Desde lo alto de la escalera mecánica se volvió. Siete u ocho personas más abajo, el pelirrojo subía imperturbable. Su cuerpo se retorció. El sudor frió le corrió por la espalda empapando la camisa o por lo menos así le pareció. La garganta se le apretujó. El estómago adoptó el estado de resaca.

Tenía que huir, huir lo antes posible. Empujando sin consideración a los inocentes viandantes salió a la calle. Se alejó sin pensar a donde dirigirse. Por un instante pensó en la policía, pero comprendió que era una idea estúpida. El pelirrojo desaparecería y qué iba a denunciar, ¿la sospecha de que una mujer entrevista en el metro transportaba droga?. Ridículo. Ni considerarlo otra vez.

Volviéndose ligeramente comprobaba que su perseguidor seguía tras él. La angustia aumentaba. Ningún taxi libre. Ninguna salida, ninguna solución.

Dobló y distinguió en la siguiente esquina una multitud. No necesitó razonarlo. Se apresuró y se introdujo en ella. Era una manifestación. Empezó a deslizarse con ánimo de confundirse. Ya más tranquilo, observó a su alrededor. Ni señal del pelirrojo. Le rodeaban personas serias, bien vestidas, encorbatadas, curas, skins, nazis y otros seres de la misma ralea. ¡Estaba en una manifestación de radicales católicos! Sintió que tenia que salir de allí y abandonar esa peligrosa compañía.
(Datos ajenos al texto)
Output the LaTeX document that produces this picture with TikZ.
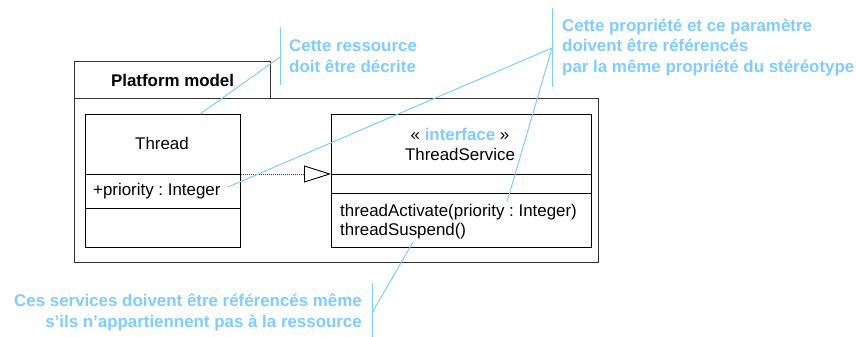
\documentclass[tikz,border=0pt]{standalone}
\usepackage{fontspec}
\setmainfont{Liberation Sans}
\usetikzlibrary{arrows.meta}
\definecolor{note}{RGB}{128,204,255}
\frenchspacing
\tikzset{
  umlbox/.style={draw=black, line width=0.9pt, inner sep=0pt, fill=white},
  pkgline/.style={draw=black!80, line width=1.2pt},
  txt/.style={inner sep=0pt, font=\fontsize{16.9}{20}\selectfont},
  notetxt/.style={inner sep=0pt, text=note, font=\fontsize{16.9}{20.5}\selectfont\bfseries},
  noteline/.style={draw=note, line width=1pt},
  realize/.style={draw=black!70, line width=0.6pt, dash pattern=on 1pt off 1pt, -{Triangle[open,length=27pt,width=17pt,line width=0.9pt,black]}}
}
\begin{document}
\begin{tikzpicture}[x=1pt,y=-1pt]
\useasboundingbox (0,0) rectangle (856,337);
% package
\node[pkgline, inner sep=0pt, minimum width=196pt, minimum height=37pt, anchor=north west, font=\fontsize{16.9}{20}\selectfont\bfseries] (tab) at (74,61) {Platform model};
\node[pkgline, minimum width=524pt, minimum height=164pt, anchor=north west] (pkg) at (74,98) {};
% Thread class
\node[umlbox, minimum width=155pt, minimum height=133pt, anchor=north west] (thread) at (85,114) {};
\coordinate (thd1) at (85,174);
\coordinate (thd2) at (85,208);
\draw[line width=0.9pt] (thd1) -- (thd1 -| thread.east);
\draw[line width=0.9pt] (thd2) -- (thd2 -| thread.east);
\node[txt] (thname) at (162,143) {Thread};
\node[txt, anchor=west] (prio) at (93,191) {+priority : Integer};
% ThreadService interface
\node[umlbox, minimum width=260pt, minimum height=133pt, anchor=north west] (ts) at (331,114) {};
\coordinate (tsd1) at (331,174);
\coordinate (tsd2) at (331,193);
\draw[line width=0.9pt] (tsd1) -- (tsd1 -| ts.east);
\draw[line width=0.9pt] (tsd2) -- (tsd2 -| ts.east);
\node[txt] (stereo) at (460,134) {« \textcolor{note}{\bfseries interface} »};
\node[txt] (tsname) at (460,154) {ThreadService};
\node[txt, anchor=west] (act) at (340,212) {threadActivate(priority : Integer)};
\node[txt, anchor=west] (susp) at (340,231) {threadSuspend()};
% realization
\draw[realize] (thd1 -| thread.east) -- (tsd1);
% note 1
\coordinate (n1a) at (280,27);
\coordinate (n1b) at (280,85);
\coordinate (n1c) at (280,57);
\draw[noteline] (n1a) -- (n1b);
\node[notetxt, anchor=west, align=left] (note1) at (289,56) {Cette ressource\\doit être décrite};
\draw[noteline] (n1c) -- (thread.north -| 200,0);
% note 2
\coordinate (n2a) at (552,8);
\coordinate (n2b) at (552,87);
\coordinate (n2c) at (552,48);
\draw[noteline] (n2a) -- (n2b);
\node[notetxt, anchor=west, align=left] (note2) at (562,47.5) {Cette propriété et ce paramètre\\doivent être référencés\\par la même propriété du stéréotype};
\coordinate (prioend) at (228,187);
\coordinate (actpt) at (507,202);
\draw[noteline] (n2c) -- (prioend);
\draw[noteline] (n2c) -- (actpt);
% note 3
\coordinate (n3a) at (372,283);
\coordinate (n3b) at (372,337);
\coordinate (n3c) at (372,313);
\draw[noteline] (n3a) -- (n3b);
\node[notetxt, anchor=east, align=right] (note3) at (362,312.5) {Ces services doivent être référencés même\\s’ils n’appartiennent pas à la ressource};
\coordinate (susppt) at (413,242);
\draw[noteline] (n3c) -- (susppt);
\end{tikzpicture}
\end{document}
En cuando alcanzaron la primera esquina salió de la manada y emprendió de nuevo las maniobras de distracción, girando en todas las esquinas y cambiando de dirección a menudo. Por más que observó, no distinguió al pelirrojo ni nadie que le infundiese sospechas. ¡Estaba salvado!

Exhalo un suspiro de alivio. Le vendría bien descansar un poco y tomar algo. En la esquina un cartel anunciaba cafetería La Rioja. Un buen lugar, limpio, moderno,acogedor. Se acomodó en un taburete.

─ Buenos días, ¿que va a tomar el señor?

Levantó la vista para encontrarse con la mirada displicente del pelirrojo.